The output was generated with ANSIBLE_DEBUG=true, ANSIBLE_LOG_PATH=file.log and I believe also -vvvv was passed to ansible-playbook. In addition to this, -vvv was passed to ssh args. As you can see in the end, there is 'SSH: EXEC ssh -vvv' however no debug information was printed by ssh so it looks like the ssh command gets never executed or ansible is unable to read its pipe or something like that. I was unable to reproduce it this time, but if you see that the log file does not contain -vvvv information, I will try again.
I finally managed to get gdb backtrace from the dead lock. There is one ansible-playbook process that spawned another ansible-playbook process which I believe is suppose to become ssh later. The two processes ends up in deadlock, see the attached backtrace. I consulted this with Florian Weimer from glibc. Apparently it is not OK to call os.fork() in multi-threaded processes as it requires some special treatment and Ansible should use subprocess to re-invoke itself. Quoting Florian (concatenated several mail together): > It looks like the parent process is multi-threaded and calls fork. That > requires special care to work properly. There's a glibc upstream bug > about it: > > <https://sourceware.org/bugzilla/show_bug.cgi?id=19282> > > Making this work in general on the glibc side could be really tricky. > We can likely fix this grantpt issue, but then ansible might run into > something else. > > I posted a patch to fix the grantpt issue: > > <https://sourceware.org/bugzilla/show_bug.cgi?id=24941> > <https://sourceware.org/ml/libc-alpha/2019-08/msg00666.html> > > Ansible uses pseudo-terminals extensively. Maybe behavior differs > depending on whether it is invoked with a terminal or not? It could > also be related to daemon mode. > > I'm not myself an ansible user, so I really don't know the details. I > just had a quick look at the Fedora sources. > > If it gets accepted upstream, I will put it into Fedora. > >> What can Ansible do about it? > It should use the subprocess to re-invoke itself, and stop using > os.fork. At the very least, they should not call fork while > multi-threaded. BTW I never run into this bug locally, but it happens quite often when it is run via screen or cron. It fact it makes it unreliable and unusable.

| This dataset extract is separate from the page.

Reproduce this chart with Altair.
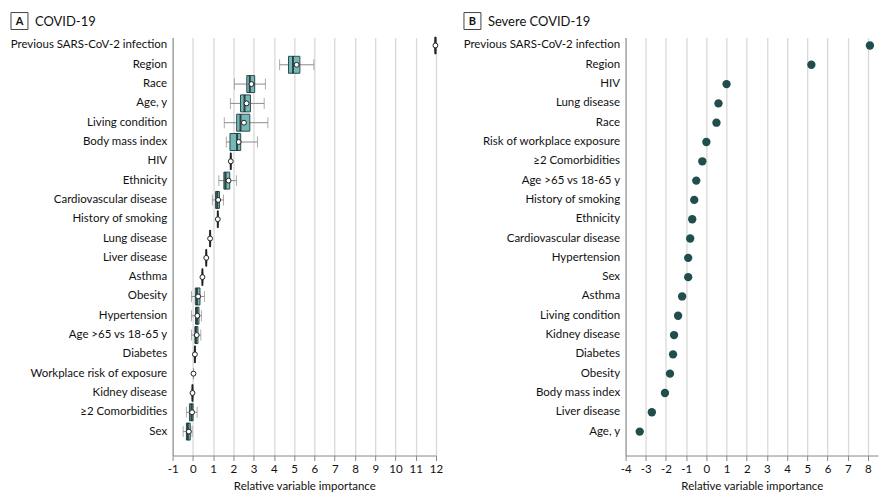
import altair as alt
import pandas as pd

# ---------------- Panel A: COVID-19 (box plots) ----------------
a_labels = ["Previous SARS-CoV-2 infection", "Region", "Race", "Age, y", "Living condition",
            "Body mass index", "HIV", "Ethnicity", "Cardiovascular disease", "History of smoking",
            "Lung disease", "Liver disease", "Asthma", "Obesity", "Hypertension",
            "Age >65 vs 18-65 y", "Diabetes", "Workplace risk of exposure", "Kidney disease",
            "≥2 Comorbidities", "Sex"]
a_lo = [11.92, 4.28, 2.05, 1.85, 1.55, 1.65, 1.84, 1.28, 0.96, 1.21, 0.82, 0.63, 0.44,
        -0.07, -0.07, -0.07, 0.07, 0.03, -0.05, -0.32, -0.48]
a_q1 = [11.95, 4.72, 2.66, 2.35, 2.16, 1.83, 1.86, 1.53, 1.12, 1.22, 0.84, 0.65, 0.46,
        0.12, 0.13, 0.10, 0.09, None, -0.03, -0.17, -0.32]
a_med = [11.97, 4.94, 2.81, 2.55, 2.35, 2.18, 1.87, 1.61, 1.20, 1.23, 0.85, 0.66, 0.47,
         0.20, 0.20, 0.15, 0.10, None, -0.02, -0.07, -0.25]
a_q3 = [11.99, 5.28, 3.05, 2.84, 2.81, 2.36, 1.88, 1.82, 1.31, 1.24, 0.86, 0.67, 0.48,
        0.35, 0.30, 0.25, 0.11, None, -0.01, 0.01, -0.13]
a_hi = [12.0, 5.97, 3.58, 3.52, 3.70, 3.19, 1.90, 2.15, 1.51, 1.25, 0.88, 0.69, 0.50,
        0.57, 0.42, 0.39, 0.13, 0.03, 0.01, 0.21, -0.04]
a_mean = [11.97, 5.12, 2.89, 2.65, 2.52, 2.26, 1.87, 1.76, 1.25, 1.23, 0.85, 0.66, 0.47,
          0.26, 0.22, 0.19, 0.10, 0.03, -0.02, -0.04, -0.20]
a_ticks = list(range(-1, 13))

# ---------------- Panel B: Severe COVID-19 (points) ----------------
b_labels = ["Previous SARS-CoV-2 infection", "Region", "HIV", "Lung disease", "Race",
            "Risk of workplace exposure", "≥2 Comorbidities", "Age >65 vs 18-65 y",
            "History of smoking", "Ethnicity", "Cardiovascular disease", "Hypertension", "Sex",
            "Asthma", "Living condition", "Kidney disease", "Diabetes", "Obesity",
            "Body mass index", "Liver disease", "Age, y"]
b_vals = [8.1, 5.2, 1.0, 0.6, 0.5, 0.0, -0.2, -0.5, -0.6, -0.7, -0.8, -0.9, -0.9, -1.2,
          -1.4, -1.6, -1.65, -1.8, -2.05, -2.7, -3.3]
b_ticks = list(range(-4, 9))

FONT = "Lato"
FS = 11.5
TEAL = "#74B9B7"
DARK = "#2C4A49"
PT = "#1F4E4C"

dfa = pd.DataFrame({"label": a_labels, "lo": a_lo, "q1": a_q1, "med": a_med,
                    "q3": a_q3, "hi": a_hi, "mean": a_mean})
dfb = pd.DataFrame({"label": b_labels, "val": b_vals})

def yscale():
    return alt.Scale(type="band", paddingInner=0.2, paddingOuter=0.427, align=0.016)

def yaxis():
    return alt.Axis(title=None, ticks=False, labelPadding=6, domainColor="#888888",
                    labelFont=FONT, labelFontSize=FS, labelColor="#111111", labelLimit=300)

def xaxis(vals):
    return alt.Axis(title="Relative variable importance", values=vals, grid=True,
                    gridColor="#d9d9d9", gridWidth=1.3, domainColor="#888888",
                    tickColor="#888888", tickSize=5, labelFont=FONT, labelFontSize=FS,
                    labelColor="#111111", titleFont=FONT, titleFontSize=FS,
                    titleFontWeight="normal", titleColor="#111111", labelPadding=3,
                    titlePadding=6, labelExpr="datum.value + ''",
                    labelOverlap=False, labelFlush=False)

W, H = 264, 419

def xa(field):
    return alt.X(field, scale=alt.Scale(domain=[-1, 12], nice=False), axis=xaxis(a_ticks))

yA = alt.Y("label:N", sort=a_labels, scale=yscale(), axis=yaxis())

baseA = alt.Chart(dfa)
whisk = baseA.mark_rule(color="#8a8a8a", strokeWidth=1).encode(x=xa("lo:Q"), x2="hi:Q", y=yA)
capl = baseA.mark_tick(color="#8a8a8a", size=11, thickness=1).encode(x=xa("lo:Q"), y=yA)
caph = baseA.mark_tick(color="#8a8a8a", size=11, thickness=1).encode(x=xa("hi:Q"), y=yA)
box = baseA.mark_bar(size=17, fill=TEAL, stroke=DARK, strokeWidth=1).encode(
    x=xa("q1:Q"), x2="q3:Q", y=yA)
med = baseA.mark_tick(color="#111111", size=17, thickness=2).encode(x=xa("med:Q"), y=yA)
mean = baseA.mark_point(filled=True, fill="white", stroke="#222222", strokeWidth=1,
                        size=24, opacity=1).encode(x=xa("mean:Q"), y=yA)

one = pd.DataFrame({"k": [0]})

def panel_title(letter, text, bx):
    frame = alt.Chart(one).mark_rect(fill="white", stroke="#444444", strokeWidth=1).encode(
        x=alt.value(bx), x2=alt.value(bx + 17), y=alt.value(-25), y2=alt.value(-8))
    let = alt.Chart(one).mark_text(font=FONT, fontSize=11, fontWeight="bold",
                                   color="#111111", align="center", baseline="middle").encode(
        x=alt.value(bx + 8.5), y=alt.value(-16), text=alt.value(letter))
    ttl = alt.Chart(one).mark_text(font=FONT, fontSize=13, color="#111111",
                                   align="left", baseline="middle").encode(
        x=alt.value(bx + 24), y=alt.value(-16), text=alt.value(text))
    return frame + let + ttl

panelA = alt.layer(whisk, capl, caph, box, med, mean,
                   panel_title("A", "COVID-19", -162)).properties(width=W, height=H)

xB = alt.X("val:Q", scale=alt.Scale(domain=[-4, 8.5], nice=False), axis=xaxis(b_ticks))
yB = alt.Y("label:N", sort=b_labels, scale=yscale(), axis=yaxis())
pts = alt.Chart(dfb).mark_circle(color=PT, size=70, opacity=1).encode(x=xB, y=yB)

panelB = alt.layer(pts, panel_title("B", "Severe COVID-19", -162)).properties(
    width=253, height=H)

chart = alt.hconcat(panelA, panelB, spacing=20).resolve_scale(
    x="independent", y="independent").properties(
    padding={"left": 2, "top": 3, "right": 2, "bottom": 2}
).configure_view(stroke=None).configure_axisX(labelOverlap=False)

chart.save("out.html", embed_options={"renderer": "svg", "actions": False})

Created attachment 1608911 [details] main process backtrace
Created attachment 1608912 [details] child process backtrace
Would you be willing to file this upstream? Or would you prefer I do so? I am not at all sure whats going on here. ;(
I submitted https://github.com/ansible/ansible/issues/61701
This message is a reminder that Fedora 29 is nearing its end of life. Fedora will stop maintaining and issuing updates for Fedora 29 on 2019-11-26. It is Fedora's policy to close all bug reports from releases that are no longer maintained. At that time this bug will be closed as EOL if it remains open with a Fedora 'version' of '29'. Package Maintainer: If you wish for this bug to remain open because you plan to fix it in a currently maintained version, simply change the 'version' to a later Fedora version. Thank you for reporting this issue and we are sorry that we were not able to fix it before Fedora 29 is end of life. If you would still like to see this bug fixed and are able to reproduce it against a later version of Fedora, you are encouraged change the 'version' to a later Fedora version prior this bug is closed as described in the policy above. Although we aim to fix as many bugs as possible during every release's lifetime, sometimes those efforts are overtaken by events. Often a more recent Fedora release includes newer upstream software that fixes bugs or makes them obsolete.

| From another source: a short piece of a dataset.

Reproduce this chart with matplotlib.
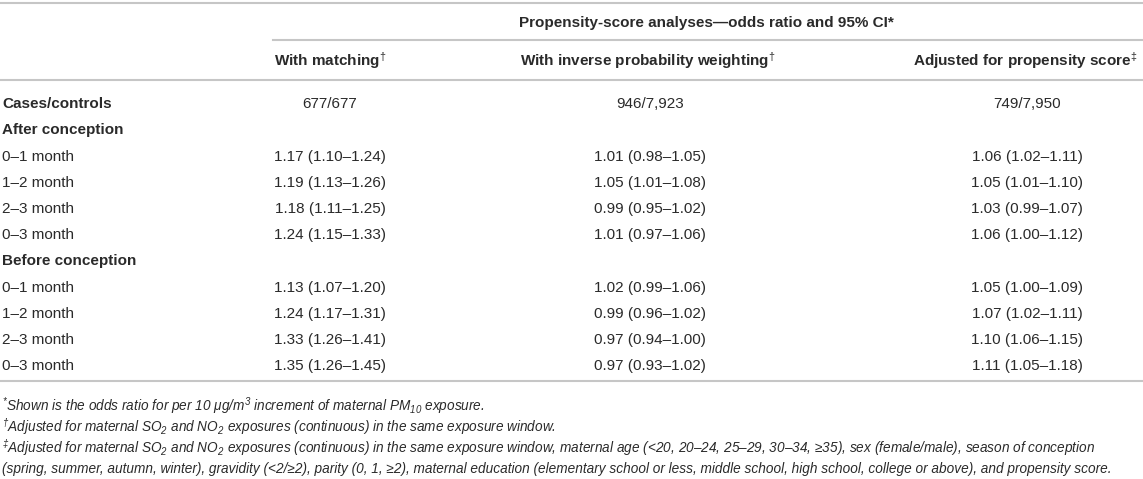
import matplotlib
matplotlib.use("Agg")
import matplotlib.pyplot as plt

plt.rcParams['font.family'] = ['Liberation Sans', 'DejaVu Sans']
plt.rcParams['mathtext.fontset'] = 'custom'
plt.rcParams['mathtext.rm'] = 'Liberation Sans:italic'
plt.rcParams['mathtext.it'] = 'Liberation Sans:italic'
plt.rcParams['mathtext.sf'] = 'Liberation Sans'
plt.rcParams['mathtext.bf'] = 'Liberation Sans:bold'

# datos de la tabla
grupos = ["After conception", "Before conception"]
ventanas = ["0–1 month", "1–2 month", "2–3 month", "0–3 month"]
casos = ["677/677", "946/7,923", "749/7,950"]

# odds ratio, ic inferior, ic superior  (matching, ipw, ajustado)
matching_or = [1.17, 1.19, 1.18, 1.24, 1.13, 1.24, 1.33, 1.35]
matching_lo = [1.10, 1.13, 1.11, 1.15, 1.07, 1.17, 1.26, 1.26]
matching_hi = [1.24, 1.26, 1.25, 1.33, 1.20, 1.31, 1.41, 1.45]

ipw_or = [1.01, 1.05, 0.99, 1.01, 1.02, 0.99, 0.97, 0.97]
ipw_lo = [0.98, 1.01, 0.95, 0.97, 0.99, 0.96, 0.94, 0.93]
ipw_hi = [1.05, 1.08, 1.02, 1.06, 1.06, 1.02, 1.00, 1.02]

ajus_or = [1.06, 1.05, 1.03, 1.06, 1.05, 1.07, 1.10, 1.11]
ajus_lo = [1.02, 1.01, 0.99, 1.00, 1.00, 1.02, 1.06, 1.05]
ajus_hi = [1.11, 1.10, 1.07, 1.12, 1.09, 1.11, 1.15, 1.18]

titulo = "Propensity-score analyses—odds ratio and 95% CI*"
columnas = ["With matching$^{\\mathsf{†}}$",
            "With inverse probability weighting$^{\\mathsf{†}}$",
            "Adjusted for propensity score$^{\\mathsf{‡}}$"]

notas = [
    "$^{*}$Shown is the odds ratio for per 10 $\\mu$g/m$^{3}$ increment of maternal PM$_{10}$ exposure.",
    "$^{†}$Adjusted for maternal SO$_{2}$ and NO$_{2}$ exposures (continuous) in the same exposure window.",
    "$^{‡}$Adjusted for maternal SO$_{2}$ and NO$_{2}$ exposures (continuous) in the same exposure window, "
    "maternal age (<20, 20–24, 25–29, 30–34, ≥35), sex (female/male), season of conception",
    "(spring, summer, autumn, winter), gravidity (<2/≥2), parity (0, 1, ≥2), maternal education "
    "(elementary school or less, middle school, high school, college or above), and propensity score.",
]

W, H = 1143, 479
fig = plt.figure(figsize=(W / 100, H / 100), dpi=100)
ax = fig.add_axes([0, 0, 1, 1])
ax.set_xlim(0, W)
ax.set_ylim(H, 0)
ax.axis("off")

texto = '#2a2a2a'
gris = '#c6c6c6'
fs = 11

# lineas horizontales
ax.plot([0, W], [3, 3], color=gris, lw=1.5)
ax.plot([273, W], [40, 40], color=gris, lw=1.5)
ax.plot([0, W], [80, 80], color=gris, lw=1.5)
ax.plot([0, W], [381, 381], color=gris, lw=1.5)

# encabezados
ax.text(706, 23, titulo, ha='center', va='center', fontsize=fs, fontweight='bold', color=texto)
xs_cab = [330, 648, 1025]
for x, c in zip(xs_cab, columnas):
    ax.text(x, 61, c, ha='center', va='center', fontsize=fs, fontweight='bold', color=texto)

# columnas de datos
xs_col = [330, 650, 1027]

# fila de casos/controles
ax.text(2, 104, "Cases/controls", ha='left', va='center', fontsize=fs, fontweight='bold', color=texto)
for x, c in zip(xs_col, casos):
    ax.text(x, 104, c, ha='center', va='center', fontsize=fs, color=texto)

# filas de datos
ys_grupo = [130, 261]
ys_filas = [157, 183, 209, 235, 288, 314, 340, 366]
series = [(matching_or, matching_lo, matching_hi),
          (ipw_or, ipw_lo, ipw_hi),
          (ajus_or, ajus_lo, ajus_hi)]

for g, yg in zip(grupos, ys_grupo):
    ax.text(2, yg, g, ha='left', va='center', fontsize=fs, fontweight='bold', color=texto)

for i, y in enumerate(ys_filas):
    ax.text(2, y, ventanas[i % 4], ha='left', va='center', fontsize=fs, color=texto)
    for x, (o, lo, hi) in zip(xs_col, series):
        ax.text(x, y, f"{o[i]:.2f} ({lo[i]:.2f}–{hi[i]:.2f})", ha='center', va='center',
                fontsize=fs, color=texto)

# notas al pie
ys_notas = [406, 427, 448, 469]
for y, n in zip(ys_notas, notas):
    ax.text(2, y, n, ha='left', va='center', fontsize=9.85, style='italic', color=texto)

fig.savefig("out.png", dpi=100)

This message is a reminder that Fedora 31 is nearing its end of life. Fedora will stop maintaining and issuing updates for Fedora 31 on 2020-11-24. It is Fedora's policy to close all bug reports from releases that are no longer maintained. At that time this bug will be closed as EOL if it remains open with a Fedora 'version' of '31'. Package Maintainer: If you wish for this bug to remain open because you plan to fix it in a currently maintained version, simply change the 'version' to a later Fedora version. Thank you for reporting this issue and we are sorry that we were not able to fix it before Fedora 31 is end of life. If you would still like to see this bug fixed and are able to reproduce it against a later version of Fedora, you are encouraged change the 'version' to a later Fedora version prior this bug is closed as described in the policy above. Although we aim to fix as many bugs as possible during every release's lifetime, sometimes those efforts are overtaken by events. Often a more recent Fedora release includes newer upstream software that fixes bugs or makes them obsolete.

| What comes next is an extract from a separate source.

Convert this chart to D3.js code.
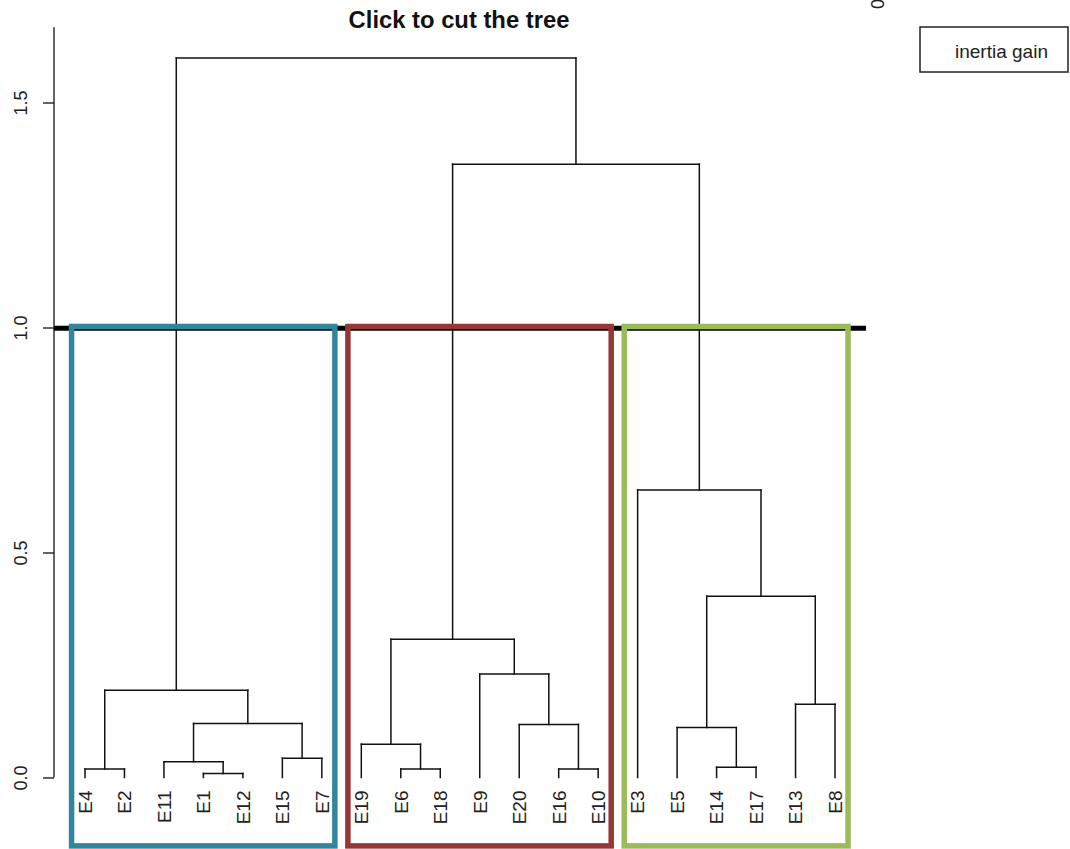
<!DOCTYPE html>
<html>
<head>
<meta charset="utf-8">
<script src="https://cdn.jsdelivr.net/npm/d3@7"></script>
<style>
  html, body { margin: 0; padding: 0; background: #fff; }
  svg { display: block; font-family: "Liberation Sans", Arial, sans-serif; }
</style>
</head>
<body>
<svg id="chart" width="1070" height="849"></svg>
<script>
// ---------- data ----------
const title = "Click to cut the tree";
const leaves = ["E4","E2","E11","E1","E12","E15","E7","E19","E6","E18","E9","E20","E16","E10","E3","E5","E14","E17","E13","E8"];
// merge table (R hclust style): children are leaf names or merge ids "n#"
const mergeIds    = ["n1","n2","n3","n4","n5","n6","n7","n8","n9","n10","n11","n12","n13","n14","n15","n16","n17","n18","n19"];
const mergeLeft   = ["E1","E6","E16","E4","E14","E11","E15","E19","E5","E20","n6","E13","n4","E9","n8","n9","E3","n15","n13"];
const mergeRight  = ["E12","E18","E10","E2","E17","n1","E7","n2","n5","n3","n7","E8","n11","n10","n14","n12","n16","n17","n18"];
const mergeHeight = [0.009,0.019,0.019,0.019,0.023,0.035,0.043,0.074,0.111,0.118,0.120,0.163,0.194,0.230,0.307,0.403,0.639,1.363,1.599];
const yTicks = [0.0, 0.5, 1.0, 1.5];
const cutHeight = 1.0;
const clusterFirst  = ["E4","E19","E3"];
const clusterLast   = ["E7","E10","E8"];
const clusterColors = ["#31859C","#953735","#9BBB59"];
const legendLabels  = ["inertia gain"];

// ---------- scales ----------
const svg = d3.select("#chart");
const plotLeft = 54, plotRight = 866;
const x = d3.scaleLinear().domain([-0.785, leaves.length - 1 + 0.785]).range([plotLeft, plotRight]);
const y = d3.scaleLinear().domain([0, 1]).range([777.5, 327.5]);
const yTop = 1.667, yBottom = -0.152;

// ---------- title ----------
svg.append("text")
  .attr("x", (plotLeft + plotRight) / 2 - 1).attr("y", 28)
  .attr("text-anchor", "middle")
  .attr("font-weight", "bold").attr("font-size", 23.8)
  .attr("fill", "#111")
  .text(title);

// ---------- y axis ----------
const yAxis = d3.axisLeft(y).tickValues(yTicks).tickFormat(d3.format(".1f")).tickSize(11).tickPadding(0);
const ga = svg.append("g").attr("transform", `translate(${plotLeft},0)`).call(yAxis);
ga.select(".domain").remove();
ga.selectAll(".tick line").attr("stroke", "#222").attr("stroke-width", 1.4);
ga.selectAll(".tick text").remove();
ga.append("line").attr("x1", 0).attr("x2", 0).attr("y1", y(yTop)).attr("y2", y(0))
  .attr("stroke", "#222").attr("stroke-width", 1.4);
ga.selectAll(".tick").append("text")
  .attr("transform", "translate(-33,0) rotate(-90)")
  .attr("text-anchor", "middle").attr("dy", "0.35em")
  .attr("font-size", 18).attr("fill", "#222").attr("font-family", "Liberation Sans, Arial, sans-serif")
  .text(d => d3.format(".1f")(d));

// ---------- dendrogram ----------
const pos = {};
leaves.forEach((l, i) => pos[l] = { x: i, h: 0 });
mergeIds.forEach((id, i) => {
  const a = pos[mergeLeft[i]], b = pos[mergeRight[i]];
  pos[id] = { x: (a.x + b.x) / 2, h: mergeHeight[i], a, b };
});
const segs = [];
mergeIds.forEach((id, i) => {
  const n = pos[id];
  segs.push([n.a.x, n.a.h, n.a.x, n.h]);
  segs.push([n.a.x, n.h, n.b.x, n.h]);
  segs.push([n.b.x, n.b.h, n.b.x, n.h]);
});
svg.append("g").selectAll("line").data(segs).join("line")
  .attr("x1", d => x(d[0])).attr("y1", d => y(d[1]))
  .attr("x2", d => x(d[2])).attr("y2", d => y(d[3]))
  .attr("stroke", "#111").attr("stroke-width", 1.5).attr("stroke-linecap", "square");

// leaf labels
svg.append("g").selectAll("text").data(leaves).join("text")
  .attr("transform", (d, i) => `translate(${x(i)},${y(0) + 13}) rotate(-90)`)
  .attr("text-anchor", "end").attr("dy", "0.36em")
  .attr("font-size", 19).attr("fill", "#222")
  .text(d => d);

// ---------- cut line ----------
svg.append("line")
  .attr("x1", x(-0.785)).attr("x2", x(leaves.length - 1 + 0.785))
  .attr("y1", y(cutHeight) + 0.8).attr("y2", y(cutHeight) + 0.8)
  .attr("stroke", "#000").attr("stroke-width", 5);

// ---------- cluster rectangles ----------
svg.append("g").selectAll("rect").data(clusterColors).join("rect")
  .attr("x", (c, i) => x(leaves.indexOf(clusterFirst[i]) - 0.34))
  .attr("width", (c, i) => x(leaves.indexOf(clusterLast[i]) + 0.33) - x(leaves.indexOf(clusterFirst[i]) - 0.34))
  .attr("y", y(cutHeight) - 1)
  .attr("height", y(yBottom) - y(cutHeight) + 1)
  .attr("fill", "none").attr("stroke", c => c).attr("stroke-width", 5.5);

// ---------- legend ----------
const lg = svg.append("g");
lg.append("rect").attr("x", 920).attr("y", 27).attr("width", 148).attr("height", 45)
  .attr("fill", "#fff").attr("stroke", "#222").attr("stroke-width", 1.5);
lg.selectAll("text").data(legendLabels).join("text")
  .attr("x", 955).attr("y", 58).attr("font-size", 19).attr("fill", "#222").text(d => d);

// clipped axis label at top right
svg.append("text")
  .attr("transform", "translate(878,4) rotate(-90)")
  .attr("text-anchor", "middle").attr("dy", "0.35em")
  .attr("font-size", 18).attr("fill", "#222")
  .text("0");
</script>
</body>
</html>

Fedora 31 changed to end-of-life (EOL) status on 2020-11-24. Fedora 31 is no longer maintained, which means that it will not receive any further security or bug fix updates. As a result we are closing this bug. If you can reproduce this bug against a currently maintained version of Fedora please feel free to reopen this bug against that version. If you are unable to reopen this bug, please file a new report against the current release. If you experience problems, please add a comment to this bug. Thank you for reporting this bug and we are sorry it could not be fixed.